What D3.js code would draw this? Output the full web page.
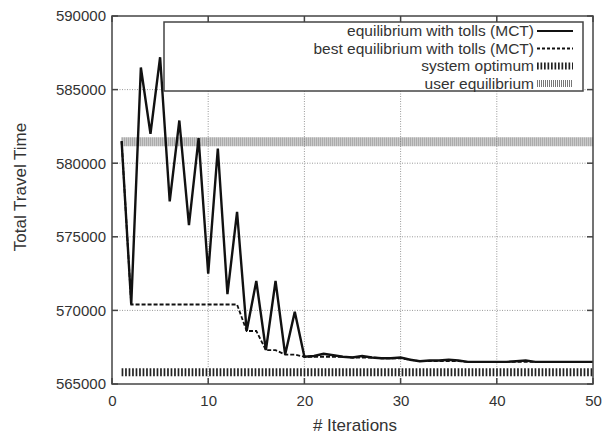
<!DOCTYPE html>
<html><head><meta charset="utf-8">
<script src="https://cdn.jsdelivr.net/npm/d3@7"></script>
<style>body{margin:0;background:#fff}svg{display:block}text{font-family:"Liberation Sans",Arial,sans-serif;fill:#333}</style>
</head><body><svg id="c" width="607" height="440"></svg>
<script>
const iterations = d3.range(1, 51);
const mctValues = [581500,570400,586500,582000,587200,577400,582900,575800,581700,572500,
  581000,571100,576700,568600,572000,567300,572000,567000,569900,566850,
  566900,567050,566950,566850,566800,566900,566800,566750,566750,566800,
  566650,566550,566600,566600,566650,566600,566500,566500,566500,566500,
  566500,566550,566600,566500,566500,566500,566500,566500,566500,566500];
const bestValues = [581500,570400,570400,570400,570400,570400,570400,570400,570400,570400,
  570400,570400,570400,568600,568600,567300,567300,567000,567000,566850,
  566850,566850,566850,566850,566800,566800,566800,566750,566750,566750,
  566650,566550,566550,566550,566550,566550,566500,566500,566500,566500,
  566500,566500,566500,566500,566500,566500,566500,566500,566500,566500];
const systemOptimum = 565800;
const userEquilibrium = 581450;
const xTicks = [0,10,20,30,40,50];
const yTicks = [565000,570000,575000,580000,585000,590000];
const legendLabels = ["equilibrium with tolls (MCT)","best equilibrium with tolls (MCT)","system optimum","user equilibrium"];

const svg = d3.select("#c");
const L=112, R=593, T=16, B=384;
const x = d3.scaleLinear().domain([0,50]).range([L,R]);
const y = d3.scaleLinear().domain([565000,590000]).range([B,T]);
const axisColor="#444";

// grid
const g = svg.append("g");
g.selectAll(".gx").data(xTicks.slice(1,-1)).join("line")
  .attr("x1",d=>x(d)).attr("x2",d=>x(d)).attr("y1",T).attr("y2",B)
  .attr("stroke","#999").attr("stroke-width",1).attr("stroke-dasharray","1,1.5");
g.selectAll(".gy").data(yTicks.slice(1,-1)).join("line")
  .attr("y1",d=>y(d)).attr("y2",d=>y(d)).attr("x1",L).attr("x2",R)
  .attr("stroke","#999").attr("stroke-width",1).attr("stroke-dasharray","1,1.5");

// reference lines
svg.append("line").attr("x1",x(1)).attr("x2",x(50)).attr("y1",y(userEquilibrium)).attr("y2",y(userEquilibrium))
  .attr("stroke","#777").attr("stroke-width",9).attr("stroke-dasharray","1,1");
svg.append("line").attr("x1",x(1)).attr("x2",x(50)).attr("y1",y(systemOptimum)).attr("y2",y(systemOptimum))
  .attr("stroke","#222").attr("stroke-width",8).attr("stroke-dasharray","1.7,1.8");

// series
const line = d3.line().x((d,i)=>x(iterations[i])).y(d=>y(d));
svg.append("path").attr("d",line(bestValues)).attr("fill","none").attr("stroke","#111")
  .attr("stroke-width",1.8).attr("stroke-dasharray","4,2");
svg.append("path").attr("d",line(mctValues)).attr("fill","none").attr("stroke","#111")
  .attr("stroke-width",2.4).attr("stroke-linejoin","miter");

// axes
const ax = svg.append("g");
ax.append("rect").attr("x",L).attr("y",T).attr("width",R-L).attr("height",B-T)
  .attr("fill","none").attr("stroke",axisColor).attr("stroke-width",1.5);
const xa = d3.axisBottom(x).tickValues(xTicks).tickSize(0).tickPadding(11);
ax.append("g").attr("transform",`translate(0,${B})`).call(xa).call(s=>s.select(".domain").remove())
  .selectAll("text").attr("font-size",15).style("font-family","Liberation Sans, Arial, sans-serif").attr("fill","#333");
const ya = d3.axisLeft(y).tickValues(yTicks).tickSize(0).tickPadding(6).tickFormat(d3.format("d"));
ax.append("g").attr("transform",`translate(${L},0)`).call(ya).call(s=>s.select(".domain").remove())
  .selectAll("text").attr("font-size",15).style("font-family","Liberation Sans, Arial, sans-serif").attr("fill","#333");
// inward tick marks on all four sides
const tl=6;
ax.selectAll(".tb").data(xTicks).join("line").attr("x1",d=>x(d)).attr("x2",d=>x(d)).attr("y1",B).attr("y2",B-tl).attr("stroke",axisColor).attr("stroke-width",1.5);
ax.selectAll(".tt").data(xTicks).join("line").attr("x1",d=>x(d)).attr("x2",d=>x(d)).attr("y1",T).attr("y2",T+tl).attr("stroke",axisColor).attr("stroke-width",1.5);
ax.selectAll(".tlf").data(yTicks).join("line").attr("y1",d=>y(d)).attr("y2",d=>y(d)).attr("x1",L).attr("x2",L+tl).attr("stroke",axisColor).attr("stroke-width",1.5);
ax.selectAll(".trt").data(yTicks).join("line").attr("y1",d=>y(d)).attr("y2",d=>y(d)).attr("x1",R).attr("x2",R-tl).attr("stroke",axisColor).attr("stroke-width",1.5);

// axis titles
svg.append("text").attr("x",355).attr("y",431).attr("text-anchor","middle").attr("font-size",17).text("# Iterations");
svg.append("text").attr("transform",`translate(26,187) rotate(-90)`).attr("text-anchor","middle").attr("font-size",17).text("Total Travel Time");

// legend
const lg = svg.append("g");
lg.append("rect").attr("x",164).attr("y",22).attr("width",583-164).attr("height",91-22)
  .attr("fill","#fff").attr("stroke",axisColor).attr("stroke-width",1.5);
const rowY = i => 31 + i*17.5;
lg.selectAll("text.lt").data(legendLabels).join("text").attr("class","lt")
  .attr("x",534).attr("y",(d,i)=>rowY(i)).attr("dy","0.35em").attr("text-anchor","end").attr("font-size",15.5).text(d=>d);
const sx1=537, sx2=573;
lg.append("line").attr("x1",sx1).attr("x2",sx2).attr("y1",rowY(0)).attr("y2",rowY(0)).attr("stroke","#111").attr("stroke-width",2.2);
lg.append("line").attr("x1",sx1).attr("x2",sx2).attr("y1",rowY(1)).attr("y2",rowY(1)).attr("stroke","#111").attr("stroke-width",1.8).attr("stroke-dasharray","3,2");
lg.append("line").attr("x1",sx1).attr("x2",sx2).attr("y1",rowY(2)).attr("y2",rowY(2)).attr("stroke","#222").attr("stroke-width",7).attr("stroke-dasharray","1.7,1.8");
lg.append("line").attr("x1",sx1).attr("x2",sx2).attr("y1",rowY(3)).attr("y2",rowY(3)).attr("stroke","#777").attr("stroke-width",7).attr("stroke-dasharray","1,1");
</script></body></html>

---+---

== STATED TASK ==
Quote every line word for word and keep the images out of the copy.

== FINAL RESULT ==
What D3.js code would draw this? Output the full web page.
<!DOCTYPE html>
<html><head><meta charset="utf-8">
<script src="https://cdn.jsdelivr.net/npm/d3@7"></script>
<style>body{margin:0;background:#fff}svg{display:block}text{font-family:"Liberation Sans",Arial,sans-serif;fill:#333}</style>
</head><body><svg id="c" width="607" height="440"></svg>
<script>
const iterations = d3.range(1, 51);
const mctValues = [581500,570400,586500,582000,587200,577400,582900,575800,581700,572500,
  581000,571100,576700,568600,572000,567300,572000,567000,569900,566850,
  566900,567050,566950,566850,566800,566900,566800,566750,566750,566800,
  566650,566550,566600,566600,566650,566600,566500,566500,566500,566500,
  566500,566550,566600,566500,566500,566500,566500,566500,566500,566500];
const bestValues = [581500,570400,570400,570400,570400,570400,570400,570400,570400,570400,
  570400,570400,570400,568600,568600,567300,567300,567000,567000,566850,
  566850,566850,566850,566850,566800,566800,566800,566750,566750,566750,
  566650,566550,566550,566550,566550,566550,566500,566500,566500,566500,
  566500,566500,566500,566500,566500,566500,566500,566500,566500,566500];
const systemOptimum = 565800;
const userEquilibrium = 581450;
const xTicks = [0,10,20,30,40,50];
const yTicks = [565000,570000,575000,580000,585000,590000];
const legendLabels = ["equilibrium with tolls (MCT)","best equilibrium with tolls (MCT)","system optimum","user equilibrium"];

const svg = d3.select("#c");
const L=112, R=593, T=16, B=384;
const x = d3.scaleLinear().domain([0,50]).range([L,R]);
const y = d3.scaleLinear().domain([565000,590000]).range([B,T]);
const axisColor="#444";

// grid
const g = svg.append("g");
g.selectAll(".gx").data(xTicks.slice(1,-1)).join("line")
  .attr("x1",d=>x(d)).attr("x2",d=>x(d)).attr("y1",T).attr("y2",B)
  .attr("stroke","#999").attr("stroke-width",1).attr("stroke-dasharray","1,1.5");
g.selectAll(".gy").data(yTicks.slice(1,-1)).join("line")
  .attr("y1",d=>y(d)).attr("y2",d=>y(d)).attr("x1",L).attr("x2",R)
  .attr("stroke","#999").attr("stroke-width",1).attr("stroke-dasharray","1,1.5");

// reference lines
svg.append("line").attr("x1",x(1)).attr("x2",x(50)).attr("y1",y(userEquilibrium)).attr("y2",y(userEquilibrium))
  .attr("stroke","#777").attr("stroke-width",9).attr("stroke-dasharray","1,1");
svg.append("line").attr("x1",x(1)).attr("x2",x(50)).attr("y1",y(systemOptimum)).attr("y2",y(systemOptimum))
  .attr("stroke","#222").attr("stroke-width",8).attr("stroke-dasharray","1.7,1.8");

// series
const line = d3.line().x((d,i)=>x(iterations[i])).y(d=>y(d));
svg.append("path").attr("d",line(bestValues)).attr("fill","none").attr("stroke","#111")
  .attr("stroke-width",1.8).attr("stroke-dasharray","4,2");
svg.append("path").attr("d",line(mctValues)).attr("fill","none").attr("stroke","#111")
  .attr("stroke-width",2.4).attr("stroke-linejoin","miter");

// axes
const ax = svg.append("g");
ax.append("rect").attr("x",L).attr("y",T).attr("width",R-L).attr("height",B-T)
  .attr("fill","none").attr("stroke",axisColor).attr("stroke-width",1.5);
const xa = d3.axisBottom(x).tickValues(xTicks).tickSize(0).tickPadding(11);
ax.append("g").attr("transform",`translate(0,${B})`).call(xa).call(s=>s.select(".domain").remove())
  .selectAll("text").attr("font-size",15).style("font-family","Liberation Sans, Arial, sans-serif").attr("fill","#333");
const ya = d3.axisLeft(y).tickValues(yTicks).tickSize(0).tickPadding(6).tickFormat(d3.format("d"));
ax.append("g").attr("transform",`translate(${L},0)`).call(ya).call(s=>s.select(".domain").remove())
  .selectAll("text").attr("font-size",15).style("font-family","Liberation Sans, Arial, sans-serif").attr("fill","#333");
// inward tick marks on all four sides
const tl=6;
ax.selectAll(".tb").data(xTicks).join("line").attr("x1",d=>x(d)).attr("x2",d=>x(d)).attr("y1",B).attr("y2",B-tl).attr("stroke",axisColor).attr("stroke-width",1.5);
ax.selectAll(".tt").data(xTicks).join("line").attr("x1",d=>x(d)).attr("x2",d=>x(d)).attr("y1",T).attr("y2",T+tl).attr("stroke",axisColor).attr("stroke-width",1.5);
ax.selectAll(".tlf").data(yTicks).join("line").attr("y1",d=>y(d)).attr("y2",d=>y(d)).attr("x1",L).attr("x2",L+tl).attr("stroke",axisColor).attr("stroke-width",1.5);
ax.selectAll(".trt").data(yTicks).join("line").attr("y1",d=>y(d)).attr("y2",d=>y(d)).attr("x1",R).attr("x2",R-tl).attr("stroke",axisColor).attr("stroke-width",1.5);

// axis titles
svg.append("text").attr("x",355).attr("y",431).attr("text-anchor","middle").attr("font-size",17).text("# Iterations");
svg.append("text").attr("transform",`translate(26,187) rotate(-90)`).attr("text-anchor","middle").attr("font-size",17).text("Total Travel Time");

// legend
const lg = svg.append("g");
lg.append("rect").attr("x",164).attr("y",22).attr("width",583-164).attr("height",91-22)
  .attr("fill","#fff").attr("stroke",axisColor).attr("stroke-width",1.5);
const rowY = i => 31 + i*17.5;
lg.selectAll("text.lt").data(legendLabels).join("text").attr("class","lt")
  .attr("x",534).attr("y",(d,i)=>rowY(i)).attr("dy","0.35em").attr("text-anchor","end").attr("font-size",15.5).text(d=>d);
const sx1=537, sx2=573;
lg.append("line").attr("x1",sx1).attr("x2",sx2).attr("y1",rowY(0)).attr("y2",rowY(0)).attr("stroke","#111").attr("stroke-width",2.2);
lg.append("line").attr("x1",sx1).attr("x2",sx2).attr("y1",rowY(1)).attr("y2",rowY(1)).attr("stroke","#111").attr("stroke-width",1.8).attr("stroke-dasharray","3,2");
lg.append("line").attr("x1",sx1).attr("x2",sx2).attr("y1",rowY(2)).attr("y2",rowY(2)).attr("stroke","#222").attr("stroke-width",7).attr("stroke-dasharray","1.7,1.8");
lg.append("line").attr("x1",sx1).attr("x2",sx2).attr("y1",rowY(3)).attr("y2",rowY(3)).attr("stroke","#777").attr("stroke-width",7).attr("stroke-dasharray","1,1");
</script></body></html>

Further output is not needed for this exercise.